Duder is definitely into the music and it's more fun than it should be to spot who the characters are (one of them is nakedly Salif Keita and the bad guy is Peter Gabriel!), so book actually reads like porn for record collectors who want a sense of the casually funky, randomly fatal Africa that produced guys like N'Dour, Thione Seck, and bands like Etoile 2000 (Orchestre Fin de Siecle here, I think). ATTN: Other guys who have spent way too much money on music that isn't even in their own language, Mark Hudson done wrote us a book.

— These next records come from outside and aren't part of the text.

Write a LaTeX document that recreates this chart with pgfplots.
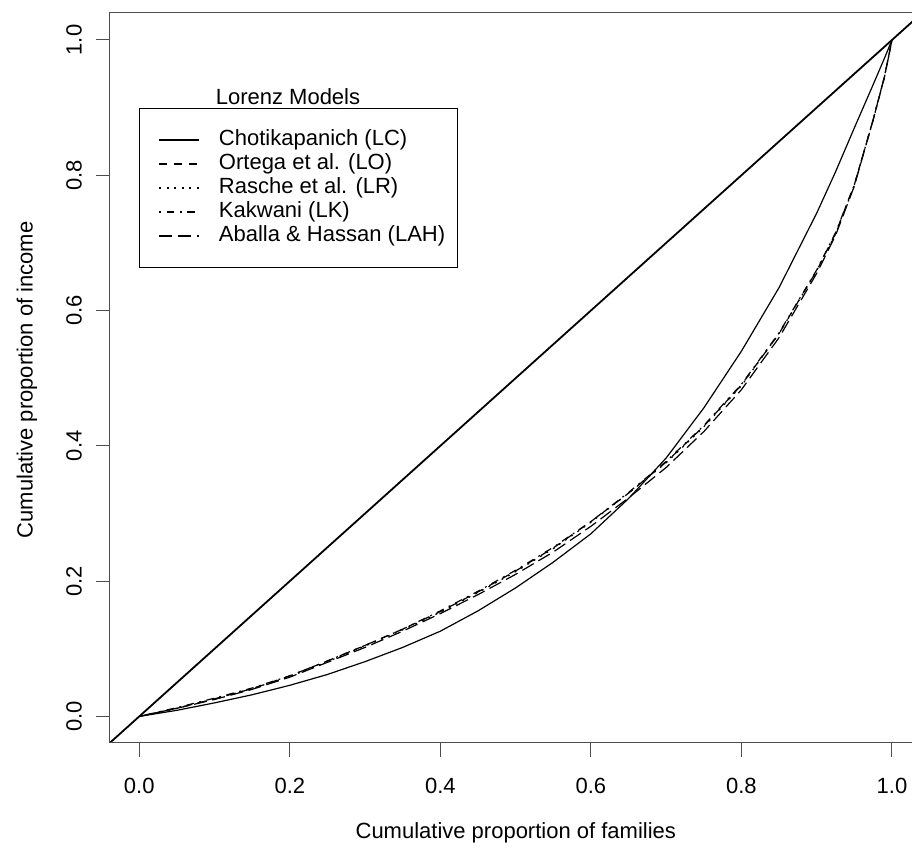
\documentclass[border=0pt]{standalone}
\usepackage{fontspec}
\setmainfont{Liberation Sans}
\usepackage{pgfplots}
\usepackage{pgfplotstable}
\pgfplotsset{compat=1.18}

\newcommand\rfont{\fontsize{11}{13}\selectfont}

% cumulative income shares
\pgfplotstableread{
x      lc     lo     lr     lk     lah
0      0      0      0      0      0
0.05   0.009  0.012  0.012  0.013  0.012
0.10   0.020  0.026  0.026  0.027  0.025
0.15   0.032  0.041  0.041  0.042  0.040
0.20   0.046  0.060  0.059  0.060  0.058
0.25   0.062  0.082  0.081  0.082  0.080
0.30   0.081  0.105  0.104  0.105  0.102
0.35   0.102  0.129  0.128  0.129  0.126
0.40   0.126  0.155  0.154  0.156  0.152
0.45   0.156  0.184  0.183  0.185  0.180
0.50   0.190  0.215  0.214  0.216  0.210
0.55   0.228  0.249  0.248  0.250  0.243
0.60   0.270  0.288  0.287  0.288  0.281
0.65   0.322  0.330  0.330  0.331  0.323
0.70   0.382  0.376  0.375  0.377  0.368
0.75   0.456  0.429  0.428  0.430  0.421
0.80   0.540  0.490  0.489  0.491  0.483
0.85   0.634  0.566  0.566  0.567  0.560
0.90   0.744  0.659  0.659  0.660  0.655
0.925  0.805  0.714  0.713  0.715  0.711
0.95   0.870  0.786  0.785  0.786  0.784
0.975  0.934  0.882  0.882  0.882  0.882
0.99   0.973  0.945  0.945  0.945  0.946
1.00   1      1      1      1      1
}\lorenz

\begin{document}
\begin{tikzpicture}
\begin{axis}[
 at={(0,0)},anchor=south west,
 scale only axis,width=401pt,height=365pt,
 xmin=-0.0389,xmax=1.0266,ymin=-0.0393,ymax=1.0399,
 xtick={0,0.2,0.4,0.6,0.8,1},ytick={0,0.2,0.4,0.6,0.8,1},
 tick pos=left,tick align=outside,major tick length=7pt,
 every tick/.style={black!70,line width=0.5pt},
 axis line style={draw=none},
 clip mode=individual,
 tick label style={font=\rfont},
 xticklabel style={anchor=center,yshift=-14.5pt},
 yticklabel style={rotate=90,anchor=center,yshift=11pt},
 /pgf/number format/.cd,fixed,fixed zerofill,precision=1,assume math mode=true,
 /pgfplots/.cd,
 xlabel={Cumulative proportion of families},
 ylabel={Cumulative proportion of income},
 label style={font=\rfont},
 xlabel style={at={(rel axis cs:0.506,-0.1228)},anchor=center},
 ylabel style={at={(rel axis cs:-0.1035,0.4975)},anchor=center},
 legend style={at={(axis cs:0,0.8995)},anchor=north west,draw=black,line width=0.5pt,
  font=\rfont,inner xsep=6pt,inner ysep=10.5pt,row sep=1.5pt,column sep=9.5pt,
  nodes={inner sep=0pt,text height=8pt,text depth=2.5pt}},
 legend cell align=left,
 legend image code/.code={\path (0pt,0pt);\draw[#1] (3.5pt,0pt) -- (23.5pt,0pt);},
]
\addplot[black,line width=0.9pt,forget plot] coordinates {(-0.1,-0.1) (1.1,1.1)};
\addplot[black,line width=0.6pt] table[x=x,y=lc]{\lorenz};
\addlegendentry{Chotikapanich (LC)}
\addplot[black,line width=0.6pt,dash pattern=on 3.75pt off 3.75pt] table[x=x,y=lo]{\lorenz};
\addlegendentry{Ortega et al. (LO)}
\addplot[black,line width=0.6pt,dash pattern=on 0.94pt off 2.8pt] table[x=x,y=lr]{\lorenz};
\addlegendentry{Rasche et al. (LR)}
\addplot[black,line width=0.6pt,dash pattern=on 0.94pt off 2.8pt on 3.75pt off 2.8pt] table[x=x,y=lk]{\lorenz};
\addlegendentry{Kakwani (LK)}
\addplot[black,line width=0.6pt,dash pattern=on 6.56pt off 2.8pt] table[x=x,y=lah]{\lorenz};
\addlegendentry{Aballa \& Hassan (LAH)}
\draw[black!70,line width=0.5pt] (rel axis cs:1,1) -- (rel axis cs:0,1) -- (rel axis cs:0,0) -- (rel axis cs:1,0);
\node[font=\rfont,anchor=center] at (axis cs:0.1976,0.9157) {Lorenz Models};
\end{axis}
\pgfresetboundingbox
\path[use as bounding box] (-55pt,-53.5pt) rectangle (401pt,371.5pt);
\end{tikzpicture}
\end{document}
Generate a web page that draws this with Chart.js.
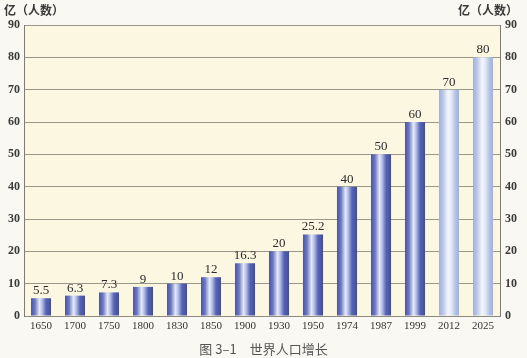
<!DOCTYPE html>
<html>
<head>
<meta charset="utf-8">
<script src="https://cdn.jsdelivr.net/npm/chart.js@4/dist/chart.umd.min.js"></script>
<style>
  html, body { margin: 0; padding: 0; background: #f9f8f3; }
  #wrap { position: relative; width: 527px; height: 358px; overflow: hidden; }
  canvas { position: absolute; left: 0; top: 0; }
  .unit { position: absolute; top: 1px; font-family: "Noto Sans CJK SC", sans-serif; font-size: 12px; color: #3a3a3a; font-weight: bold; }
  #cap { position: absolute; left: 0; width: 527px; top: 339px; text-align: center; font-family: "Noto Sans CJK SC", sans-serif; font-size: 13px; color: #555; }
</style>
</head>
<body>
<div id="wrap">
  <canvas id="c" width="527" height="358"></canvas>
  <div class="unit" style="left:4px">亿（人数）</div>
  <div class="unit" style="left:458px">亿（人数）</div>
  <div id="cap">图 3–1　世界人口增长</div>
</div>
<script>
const years = ["1650","1700","1750","1800","1830","1850","1900","1930","1950","1974","1987","1999","2012","2025"];
const population = [5.5, 6.3, 7.3, 9, 10, 12, 16.3, 20, 25.2, 40, 50, 60, 70, 80];
const valueLabels = ["5.5","6.3","7.3","9","10","12","16.3","20","25.2","40","50","60","70","80"];
const projected = [false,false,false,false,false,false,false,false,false,false,false,false,true,true];
const yTicks = [0,10,20,30,40,50,60,70,80,90];

const BAR_PCT = 0.59;

function barFill(ctx) {
  const chart = ctx.chart;
  const i = ctx.dataIndex;
  const fallback = (i !== undefined && projected[i]) ? '#c0cbe9' : '#5560b0';
  const xs = chart.scales && chart.scales.x;
  if (!xs || i === undefined) return fallback;
  const cx = xs.getPixelForValue(i);
  const w = (xs.width / years.length) * BAR_PCT;
  const x0 = cx - w / 2, x1 = cx + w / 2;
  if (!isFinite(x0) || !isFinite(x1) || !(w > 0)) return fallback;
  const g = chart.ctx.createLinearGradient(x0, 0, x1, 0);
  if (projected[i]) {
    g.addColorStop(0, '#9fb0dc');
    g.addColorStop(0.2, '#b9c6e8');
    g.addColorStop(0.45, '#f4f6fc');
    g.addColorStop(0.6, '#e6ebf7');
    g.addColorStop(0.85, '#aebde3');
    g.addColorStop(1, '#a3b3de');
  } else {
    g.addColorStop(0, '#4a54a4');
    g.addColorStop(0.2, '#6a78c2');
    g.addColorStop(0.42, '#e4e8f6');
    g.addColorStop(0.55, '#b8c2e6');
    g.addColorStop(0.75, '#5664b4');
    g.addColorStop(1, '#434c9c');
  }
  return g;
}

const bgPlugin = {
  id: 'bg',
  beforeDraw(chart) {
    const a = chart.chartArea, c = chart.ctx;
    c.save();
    c.fillStyle = '#fcf7e1';
    c.fillRect(a.left, a.top, a.right - a.left, a.bottom - a.top);
    c.restore();
  }
};

const labelPlugin = {
  id: 'vlabels',
  afterDatasetsDraw(chart) {
    const meta = chart.getDatasetMeta(0);
    const c = chart.ctx;
    c.save();
    c.font = '13px "Liberation Serif", serif';
    c.fillStyle = '#2b2b2b';
    c.textAlign = 'center';
    c.textBaseline = 'bottom';
    meta.data.forEach((el, i) => {
      c.fillText(valueLabels[i], el.x, el.y - 1);
    });
    c.restore();
  }
};

const chart = new Chart(document.getElementById('c'), {
  type: 'bar',
  data: {
    labels: years,
    datasets: [{
      data: population,
      backgroundColor: barFill,
      borderWidth: 0,
      barPercentage: BAR_PCT,
      categoryPercentage: 1.0
    }]
  },
  options: {
    responsive: false,
    animation: false,
    devicePixelRatio: 1,
    layout: { padding: { top: 25, bottom: 25, left: 0, right: 0 } },
    plugins: { legend: { display: false }, tooltip: { enabled: false }, title: { display: false } },
    scales: {
      x: {
        grid: { display: false, drawTicks: false },
        border: { display: true, color: '#8c8a80', width: 1 },
        ticks: { color: '#333', font: { family: '"Liberation Serif", serif', size: 11 }, padding: 4, maxRotation: 0, autoSkip: false },
        afterFit(s) { s.height = 17; }
      },
      y: {
        position: 'left',
        min: 0, max: 90,
        afterBuildTicks(s) { s.ticks = yTicks.map(v => ({ value: v })); },
        grid: { color: '#9a978a', lineWidth: 1, drawTicks: false },
        border: { display: true, color: '#7d7b72', width: 1 },
        ticks: { color: '#3a3a3a', font: { family: '"Liberation Serif", serif', size: 12, weight: 'bold' }, padding: 4 },
        afterFit(s) { s.width = 24; }
      },
      y2: {
        position: 'right',
        min: 0, max: 90,
        afterBuildTicks(s) { s.ticks = yTicks.map(v => ({ value: v })); },
        grid: { display: false, drawTicks: false },
        border: { display: true, color: '#7d7b72', width: 1 },
        ticks: { color: '#3a3a3a', font: { family: '"Liberation Serif", serif', size: 12, weight: 'bold' }, padding: 5 },
        afterFit(s) { s.width = 27; }
      }
    }
  },
  plugins: [bgPlugin, labelPlugin]
});
chart.update();
</script>
</body>
</html>
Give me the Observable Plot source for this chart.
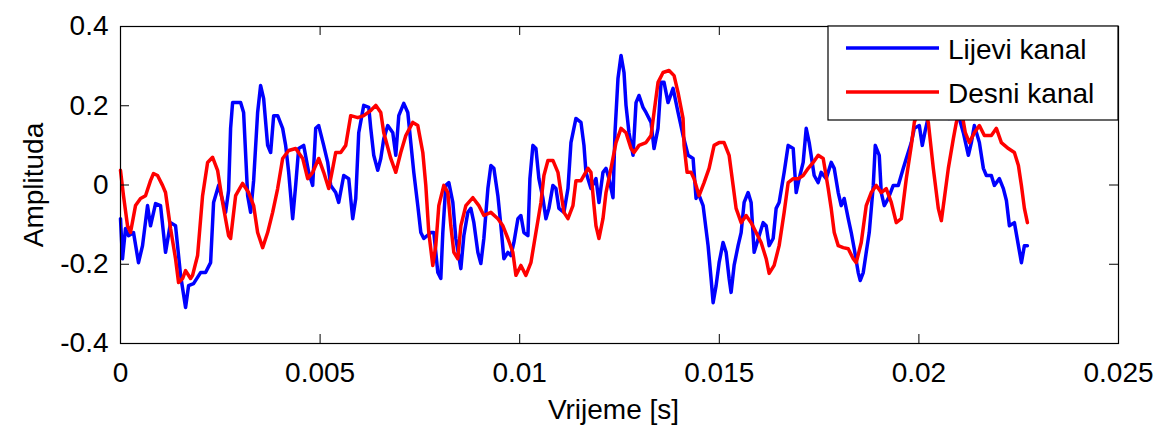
<!DOCTYPE html>
<html>
<head>
<meta charset="utf-8">
<script src="https://cdn.jsdelivr.net/npm/d3@7"></script>
<script src="https://cdn.jsdelivr.net/npm/@observablehq/plot@0.6"></script>
<style>
  body { margin: 0; background: #fff; }
</style>
</head>
<body>
<div id="chart"></div>
<script>
// Axis ticks and labels
const xTicks = [0, 0.005, 0.01, 0.015, 0.02, 0.025];
const yTicks = [-0.4, -0.2, 0, 0.2, 0.4];
const xLabel = "Vrijeme [s]";
const yLabel = "Amplituda";
const seriesNames = ["Lijevi kanal", "Desni kanal"];
const seriesColors = ["#0000ff", "#ff0000"];

// Left channel: [time in ms, amplitude]
const leftChannel = [
  [0,-0.085],[0.050,-0.186],[0.125,-0.110],[0.201,-0.128],[0.326,-0.120],[0.451,-0.196],[0.552,-0.153],[0.677,-0.052],
  [0.752,-0.103],[0.878,-0.047],[1.003,-0.052],[1.128,-0.170],[1.254,-0.095],[1.379,-0.103],[1.505,-0.228],[1.630,-0.309],
  [1.705,-0.254],[1.830,-0.249],[2.006,-0.221],[2.131,-0.221],[2.257,-0.196],[2.332,-0.044],[2.457,-0.001],[2.558,-0.039],
  [2.633,-0.069],[2.708,-0.014],[2.758,0.143],[2.808,0.208],[3.009,0.208],[3.084,0.183],[3.185,-0.027],[3.260,-0.069],
  [3.335,0.011],[3.435,0.183],[3.510,0.251],[3.586,0.218],[3.686,0.100],[3.761,0.082],[3.837,0.175],[3.937,0.175],
  [4.062,0.143],[4.137,0.100],[4.213,0.032],[4.313,-0.085],[4.388,-0.001],[4.463,0.092],[4.589,0.100],[4.714,0.032],
  [4.814,-0.001],[4.890,0.143],[4.965,0.150],[5.090,0.100],[5.191,0.057],[5.266,-0.001],[5.391,-0.019],[5.466,-0.044],
  [5.592,0.024],[5.717,0.016],[5.817,-0.085],[5.893,-0.034],[5.968,0.132],[6.093,0.201],[6.219,0.196],[6.269,0.143],
  [6.344,0.075],[6.444,0.037],[6.520,0.067],[6.595,0.117],[6.695,0.150],[6.821,0.132],[6.896,0.075],[6.971,0.175],
  [7.096,0.206],[7.197,0.183],[7.272,0.107],[7.347,0.032],[7.447,-0.052],[7.523,-0.120],[7.598,-0.135],[7.773,-0.120],
  [7.849,-0.120],[7.949,-0.221],[8.024,-0.236],[8.074,-0.120],[8.149,-0.001],[8.225,0.006],[8.325,-0.044],[8.400,-0.135],
  [8.526,-0.211],[8.601,-0.128],[8.701,-0.069],[8.776,-0.059],[8.852,-0.095],[8.952,-0.170],[9.027,-0.198],[9.102,-0.135],
  [9.203,-0.009],[9.278,0.049],[9.353,0.042],[9.453,-0.027],[9.529,-0.103],[9.604,-0.186],[9.704,-0.170],[9.779,-0.178],
  [9.855,-0.145],[9.955,-0.085],[10.030,-0.077],[10.105,-0.120],[10.206,-0.128],[10.256,0.016],[10.331,0.100],[10.406,0.092],
  [10.481,0.016],[10.582,-0.034],[10.657,-0.085],[10.732,-0.059],[10.832,-0.001],[10.908,-0.009],[10.983,-0.059],[11.108,-0.069],
  [11.209,-0.009],[11.284,0.107],[11.409,0.168],[11.535,0.158],[11.610,0.100],[11.660,0.032],[11.785,-0.009],[11.911,0.016],
  [11.986,-0.044],[12.086,0.032],[12.162,0.042],[12.237,0.016],[12.337,-0.032],[12.387,0.132],[12.462,0.269],[12.538,0.327],
  [12.613,0.284],[12.663,0.201],[12.738,0.132],[12.839,0.075],[12.914,0.208],[12.989,0.226],[13.089,0.196],[13.164,0.183],
  [13.290,0.158],[13.365,0.092],[13.465,0.143],[13.541,0.259],[13.616,0.259],[13.716,0.208],[13.842,0.244],[13.967,0.183],
  [14.092,0.125],[14.218,0.075],[14.343,0.067],[14.418,-0.034],[14.468,-0.019],[14.594,-0.052],[14.719,-0.153],[14.794,-0.236],
  [14.845,-0.297],[14.920,-0.254],[14.995,-0.196],[15.095,-0.145],[15.171,-0.170],[15.246,-0.236],[15.296,-0.271],[15.371,-0.203],
  [15.471,-0.153],[15.547,-0.120],[15.622,-0.044],[15.722,-0.019],[15.797,-0.044],[15.873,-0.170],[15.998,-0.128],[16.098,-0.095],
  [16.174,-0.103],[16.249,-0.153],[16.349,-0.135],[16.424,-0.059],[16.499,-0.044],[16.625,0.032],[16.725,0.100],[16.851,0.092],
  [16.926,-0.019],[17.001,0.016],[17.101,0.057],[17.177,0.143],[17.252,0.107],[17.377,0.024],[17.477,0.006],[17.553,0.032],
  [17.678,0.016],[17.803,0.057],[17.879,0.042],[17.979,-0.019],[18.054,-0.052],[18.129,-0.034],[18.230,-0.085],[18.305,-0.120],
  [18.380,-0.161],[18.480,-0.221],[18.531,-0.241],[18.606,-0.221],[18.681,-0.170],[18.756,-0.120],[18.857,-0.001],[18.907,0.100],
  [19.007,0.075],[19.057,-0.019],[19.132,-0.052],[19.233,-0.034],[19.358,-0.001],[19.483,-0.001],[19.609,0.042],[19.684,0.067],
  [19.810,0.107],[19.885,0.143],[20.010,0.150],[20.085,0.100],[20.160,0.138],[20.261,0.183],[20.436,0.213],[20.612,0.190],
  [20.762,0.168],[20.888,0.196],[21.013,0.168],[21.113,0.132],[21.239,0.075],[21.314,0.107],[21.389,0.150],[21.515,0.107],
  [21.615,0.042],[21.690,0.024],[21.815,0.024],[21.891,-0.001],[22.016,0.016],[22.116,-0.009],[22.192,-0.039],[22.267,-0.103],
  [22.392,-0.095],[22.493,-0.153],[22.568,-0.196],[22.643,-0.153],[22.718,-0.153]
];

// Right channel: [time in ms, amplitude]
const rightChannel = [
  [0,0.037],[0.075,-0.027],[0.176,-0.103],[0.251,-0.120],[0.376,-0.052],[0.502,-0.034],[0.627,-0.027],[0.752,0.011],
  [0.827,0.029],[0.928,0.024],[1.053,-0.001],[1.128,-0.019],[1.254,-0.110],[1.379,-0.186],[1.454,-0.246],[1.555,-0.236],
  [1.630,-0.216],[1.755,-0.236],[1.805,-0.228],[1.931,-0.178],[2.056,-0.027],[2.182,0.057],[2.307,0.070],[2.432,0.037],
  [2.558,-0.044],[2.708,-0.128],[2.758,-0.135],[2.884,-0.027],[3.059,0.004],[3.210,-0.019],[3.335,-0.052],[3.435,-0.120],
  [3.561,-0.158],[3.686,-0.120],[3.811,-0.069],[3.937,-0.009],[4.062,0.067],[4.213,0.087],[4.388,0.092],[4.564,0.067],
  [4.689,0.016],[4.814,0.032],[4.965,0.067],[5.090,0.032],[5.216,-0.009],[5.316,0.042],[5.391,0.082],[5.517,0.082],
  [5.642,0.100],[5.767,0.175],[5.943,0.170],[6.093,0.175],[6.269,0.188],[6.394,0.201],[6.520,0.183],[6.595,0.132],
  [6.770,0.067],[6.896,0.032],[7.021,0.082],[7.147,0.125],[7.322,0.158],[7.447,0.150],[7.573,0.082],[7.648,-0.001],
  [7.723,-0.120],[7.823,-0.203],[7.898,-0.153],[7.974,-0.052],[8.099,-0.001],[8.200,-0.019],[8.275,-0.103],[8.350,-0.170],
  [8.450,-0.186],[8.526,-0.103],[8.651,-0.052],[8.827,-0.032],[8.977,-0.052],[9.102,-0.077],[9.278,-0.069],[9.453,-0.085],
  [9.579,-0.103],[9.704,-0.135],[9.829,-0.170],[9.905,-0.228],[10.030,-0.203],[10.155,-0.228],[10.281,-0.196],[10.406,-0.120],
  [10.532,-0.044],[10.607,0.024],[10.707,0.062],[10.832,0.062],[10.958,0.032],[11.033,-0.019],[11.108,-0.069],[11.209,-0.085],
  [11.334,-0.052],[11.409,0.011],[11.535,0.011],[11.710,0.042],[11.785,0.032],[11.861,-0.052],[11.911,-0.103],[11.986,-0.135],
  [12.086,-0.085],[12.162,-0.019],[12.287,0.042],[12.412,0.107],[12.538,0.143],[12.663,0.132],[12.788,0.092],[12.864,0.082],
  [12.989,0.100],[13.164,0.107],[13.290,0.125],[13.365,0.183],[13.465,0.259],[13.591,0.284],[13.741,0.289],[13.867,0.276],
  [13.967,0.233],[14.092,0.168],[14.117,0.100],[14.193,0.032],[14.293,0.032],[14.368,0.016],[14.493,-0.027],[14.619,0.006],
  [14.744,0.042],[14.870,0.100],[14.995,0.107],[15.120,0.107],[15.246,0.075],[15.346,-0.001],[15.421,-0.059],[15.547,-0.095],
  [15.672,-0.077],[15.797,-0.095],[15.923,-0.120],[16.048,-0.145],[16.174,-0.186],[16.249,-0.223],[16.374,-0.203],[16.499,-0.153],
  [16.625,-0.069],[16.725,0.006],[16.851,0.016],[16.976,0.016],[17.101,0.024],[17.227,0.042],[17.352,0.057],[17.477,0.075],
  [17.603,0.067],[17.728,-0.009],[17.803,-0.059],[17.879,-0.120],[17.979,-0.153],[18.104,-0.158],[18.230,-0.161],[18.355,-0.186],
  [18.430,-0.196],[18.556,-0.145],[18.681,-0.052],[18.806,-0.019],[18.932,-0.001],[19.057,-0.019],[19.182,-0.009],[19.308,-0.044],
  [19.433,-0.095],[19.559,-0.085],[19.684,0.016],[19.810,0.100],[19.885,0.158],[19.985,0.188],[20.110,0.193],[20.186,0.175],
  [20.236,0.158],[20.361,0.042],[20.486,-0.059],[20.562,-0.090],[20.637,-0.034],[20.737,0.042],[20.863,0.117],[20.938,0.158],
  [21.013,0.183],[21.088,0.175],[21.163,0.132],[21.264,0.107],[21.389,0.132],[21.515,0.150],[21.640,0.125],[21.815,0.125],
  [21.941,0.143],[22.066,0.107],[22.242,0.092],[22.392,0.082],[22.493,0.049],[22.568,-0.001],[22.643,-0.059],[22.718,-0.095]
];

const toRows = (pairs) => pairs.map(([ms, v]) => ({t: ms / 1000, v}));
const leftRows = toRows(leftChannel);
const rightRows = toRows(rightChannel);

const W = 1156, H = 431;
const margin = {left: 120, right: 38, top: 26, bottom: 88};
const frameW = W - margin.left - margin.right;
const frameH = H - margin.top - margin.bottom;
const tickLen = 9;
const font = '"Liberation Sans", Arial, Helvetica, sans-serif';

const chart = Plot.plot({
  width: W,
  height: H,
  marginLeft: margin.left,
  marginRight: margin.right,
  marginTop: margin.top,
  marginBottom: margin.bottom,
  style: {fontFamily: font, fontSize: "28px", color: "#000", background: "#fff"},
  x: {domain: [xTicks[0], xTicks[xTicks.length - 1]]},
  y: {domain: [yTicks[0], yTicks[yTicks.length - 1]]},
  marks: [
    Plot.line(leftRows, {x: "t", y: "v", stroke: seriesColors[0], strokeWidth: 3.5}),
    Plot.line(rightRows, {x: "t", y: "v", stroke: seriesColors[1], strokeWidth: 3.5}),
    // inward tick marks on all four sides of the box
    Plot.ruleX(xTicks, {x: (d) => d, insetTop: frameH - tickLen, stroke: "#000"}),
    Plot.ruleX(xTicks, {x: (d) => d, insetBottom: frameH - tickLen, stroke: "#000"}),
    Plot.ruleY(yTicks, {y: (d) => d, insetRight: frameW - tickLen, stroke: "#000"}),
    Plot.ruleY(yTicks, {y: (d) => d, insetLeft: frameW - tickLen, stroke: "#000"}),
    // tick labels
    Plot.axisX({ticks: xTicks, tickFormat: (d) => String(d), tickSize: 0, tickPadding: 19, label: null}),
    Plot.axisY({ticks: yTicks, tickFormat: (d) => String(d), tickSize: 0, tickPadding: 12, label: null}),
    Plot.frame({stroke: "#000", strokeWidth: 1.2}),
    Plot.text([xLabel], {frameAnchor: "bottom", textAnchor: "middle", dx: -6, dy: 56, lineAnchor: "top", fontSize: 28}),
    Plot.text([yLabel], {frameAnchor: "left", textAnchor: "middle", lineAnchor: "middle", rotate: -90, dx: -86, fontSize: 28})
  ]
});

// Legend box in the upper-right corner of the axes
const svg = d3.select(chart);
const legW = 290, legH = 94;
const lx = W - margin.right - legW, ly = margin.top;
const leg = svg.append("g")
  .attr("font-family", font)
  .attr("font-size", 28)
  .attr("text-anchor", "start");
leg.append("rect")
  .attr("x", lx).attr("y", ly)
  .attr("width", legW).attr("height", legH)
  .attr("fill", "#fff").attr("stroke", "#000").attr("stroke-width", 1.2);
seriesNames.forEach((name, i) => {
  const y = ly + 22 + i * 44;
  leg.append("line")
    .attr("x1", lx + 18).attr("x2", lx + 111)
    .attr("y1", y).attr("y2", y)
    .attr("stroke", seriesColors[i]).attr("stroke-width", 3.5);
  leg.append("text")
    .attr("x", lx + 120).attr("y", y + 11)
    .attr("text-anchor", "start")
    .attr("fill", "#000")
    .text(name);
});

document.getElementById("chart").appendChild(chart);
</script>
</body>
</html>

Profile Image for Phil Overeem.
637 reviews24 followers
June 7, 2013
Any record collector and/or hardcore music enthusiastic will love this book, providing he has a little patience with the narrator, who's clearly an author-surrogate. Hudson's descriptions of primarily Senegalese and Malian music played live for an audience are worth the trouble of wading through the unnecessary details he feels obliged to include. Also, the portraits of Youssou N'Dour, Peter Gabriel, and Dakar (all disguised by pseudonyms) are classic. Hudson's negotiations of "Safe European Home"/"Holidays in the Sun"-type scenarios are not always completely satisfying, but at least he works hard not to exempt himself from his own disgruntled conclusions. It takes awhile to get rolling, but it's a highly interesting read, and be sure to snag the two companion CDs on Stern's Africa.
69 reviews
September 21, 2007
This was unlike anything I've ever read before. The reader is literally brought into another world. I know that's vague but I couldn't get enough of it.